It must be tedious and frustrating to be a "concerned Canadian." So many errors to be corrected; so many problems to be resolved; so many wrong directions to be set straight.
Not in Canada of course, but in the United States. And Uncle Sam persistently fails to appreciate how he should be a better Canadian. Still, if President Obama has listened carefully to your extended albeit unsolicited advice on February 19, dreams may come true.
But in the mean time, we have had Senator Romeo Dallaire, former general and poster child for post-traumatic stress disorder, taking up the cudgels to provide guidance for how the United States should handle Omar Khadr. Why not just return the tormented young man to Canada. But for what, pray tell? Senator Dallaire suggests "rehabilitation and re-integration." Nary a mention of punishment. Somehow, punishment seems un-Canadian when associated with any consequences for Mr Khadr's activity.
Earlier, the good Senator harrumphed that Mr Khadr has been "traumatized," and that his treatment was "outright unfair and unacceptable." Others have contended that no trial should be permitted because all evidence against him is tainted by the circumstances under which he has been held and interrogated.
But Senator Dallaire and other Canadian pontificators conspicuously ignore the results of Mr Khadr's actions: the widow of Sgt 1st Class Christopher J Speer and her two fatherless children, Mrs Tabitha Speer and her now 9 year old daughter and 7 year old son. It is almost six and a half years since their husband and father was killed in Afghanistan. These are three Americans who go unmentioned in the chattering stories agonizing over the "tortures" suffered by Mr Khadr.

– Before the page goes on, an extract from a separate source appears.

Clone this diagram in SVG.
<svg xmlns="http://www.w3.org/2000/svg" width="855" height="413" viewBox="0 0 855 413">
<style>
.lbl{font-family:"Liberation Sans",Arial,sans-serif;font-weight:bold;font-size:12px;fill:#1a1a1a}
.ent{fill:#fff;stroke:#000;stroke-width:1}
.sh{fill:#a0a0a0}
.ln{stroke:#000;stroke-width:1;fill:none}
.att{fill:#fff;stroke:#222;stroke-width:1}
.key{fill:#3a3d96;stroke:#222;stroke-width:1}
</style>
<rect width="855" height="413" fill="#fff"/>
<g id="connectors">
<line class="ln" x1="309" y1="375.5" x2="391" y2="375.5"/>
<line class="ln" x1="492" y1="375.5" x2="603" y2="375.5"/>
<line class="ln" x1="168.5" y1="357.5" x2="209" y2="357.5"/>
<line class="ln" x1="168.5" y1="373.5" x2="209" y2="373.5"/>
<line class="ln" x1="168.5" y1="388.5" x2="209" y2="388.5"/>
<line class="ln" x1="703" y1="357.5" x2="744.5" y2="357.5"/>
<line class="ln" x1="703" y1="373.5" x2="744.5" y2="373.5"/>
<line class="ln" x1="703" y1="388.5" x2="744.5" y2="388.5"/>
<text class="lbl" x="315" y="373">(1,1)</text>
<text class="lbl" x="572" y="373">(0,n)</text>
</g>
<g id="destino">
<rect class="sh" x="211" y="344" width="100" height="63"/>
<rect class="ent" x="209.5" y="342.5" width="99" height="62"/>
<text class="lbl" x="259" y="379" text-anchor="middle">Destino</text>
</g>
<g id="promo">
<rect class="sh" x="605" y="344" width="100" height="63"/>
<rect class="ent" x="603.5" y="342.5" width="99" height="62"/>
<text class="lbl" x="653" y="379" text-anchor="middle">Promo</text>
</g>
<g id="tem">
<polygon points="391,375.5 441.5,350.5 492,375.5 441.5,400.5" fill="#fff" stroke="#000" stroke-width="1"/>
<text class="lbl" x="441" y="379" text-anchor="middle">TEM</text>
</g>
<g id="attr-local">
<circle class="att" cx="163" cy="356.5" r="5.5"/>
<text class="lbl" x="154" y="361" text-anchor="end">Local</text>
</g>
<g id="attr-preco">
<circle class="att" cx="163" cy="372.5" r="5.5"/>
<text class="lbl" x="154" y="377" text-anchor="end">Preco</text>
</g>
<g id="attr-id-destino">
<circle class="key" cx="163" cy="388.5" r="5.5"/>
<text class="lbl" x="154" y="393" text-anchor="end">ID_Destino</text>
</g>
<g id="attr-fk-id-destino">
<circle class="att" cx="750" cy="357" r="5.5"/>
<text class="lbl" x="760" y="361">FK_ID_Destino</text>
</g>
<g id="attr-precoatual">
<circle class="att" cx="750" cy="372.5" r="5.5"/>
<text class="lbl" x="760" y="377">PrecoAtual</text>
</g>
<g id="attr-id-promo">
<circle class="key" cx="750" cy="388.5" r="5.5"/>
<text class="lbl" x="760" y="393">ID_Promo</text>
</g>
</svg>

These are three individuals whose lives are immeasurably more harmed and damaged than that of Mr Khadr.
Even less mentioned is Sgt Layne Morris, who lost an eye to the same grenade that killed Sgt Speer. His military career ended due to the injury--but perhaps Canadians and Senator Dallaire would be more sympathetic if he claimed PTSD.
In truth, Mr Khadr was the luckiest teenager in the world. How many enemy combatants fatally wound a military unit's medic and survive to tell the tale? Indeed, it is only the consequence of unprecedented U.S. medical and humanitarian action that Mr Khadr survived to whine about his fate--or for the Senator Dallaires of the world to claim his treatment is unjust.
Khadr's proponents contend that he was a "child soldier" because he was 15 when captured in Afghanistan. Leaving aside the fact that he was not a "soldier" since he was not in any uniform or regular military formation, he was certainly doing his level best to kill those who called upon him and his companions to surrender. He was no more a soldier than your local Toronto gang-banger gunning down rivals over drug turf is a soldier. Do Canadians somehow conclude that they can wander the world trying to kill Americans and get a free pass to do so as long as they are under age 18? Sorry; but we unreconstructed Americans believe that if you are old enough to try to kill us, you are old enough to pay the consequences.
But, to be sure, we have Mr Khadr's defense lawyers attempting to argue that "friendly fire" killed Sgt Speer and that Khadr's contradictory testimony is tainted. Next I expect to hear them claim Mr Khadr was being held against his will by rude Taliban companions after attempting to return to Koranic studies in Toronto--at worst a victim of the "Stockholm syndrome" generating artificial sympathy with one's captors.
Let's leave it at that. Mr Khadr currently suspended trial is scheduled to resume; if his lawyers are sufficiently persuasive, he will be released--a free Canadian. If convicted, that is the time for the Canadian government to propose his return to Canada to serve his sentence in a "Club Fed" akin to that nurturing Paul Bernardo.
But if Canadians would like a bit of perspective to their normal media reading, they might access the "Honor the Fallen" site for Sgt Speer at www.fallenheroesmemorial.com/oef/profiles/speerchristopherj.html.
Scrolling down the page, you will find a tribute by his wife Tabitha. And perhaps reflect on who truly deserves your sympathy.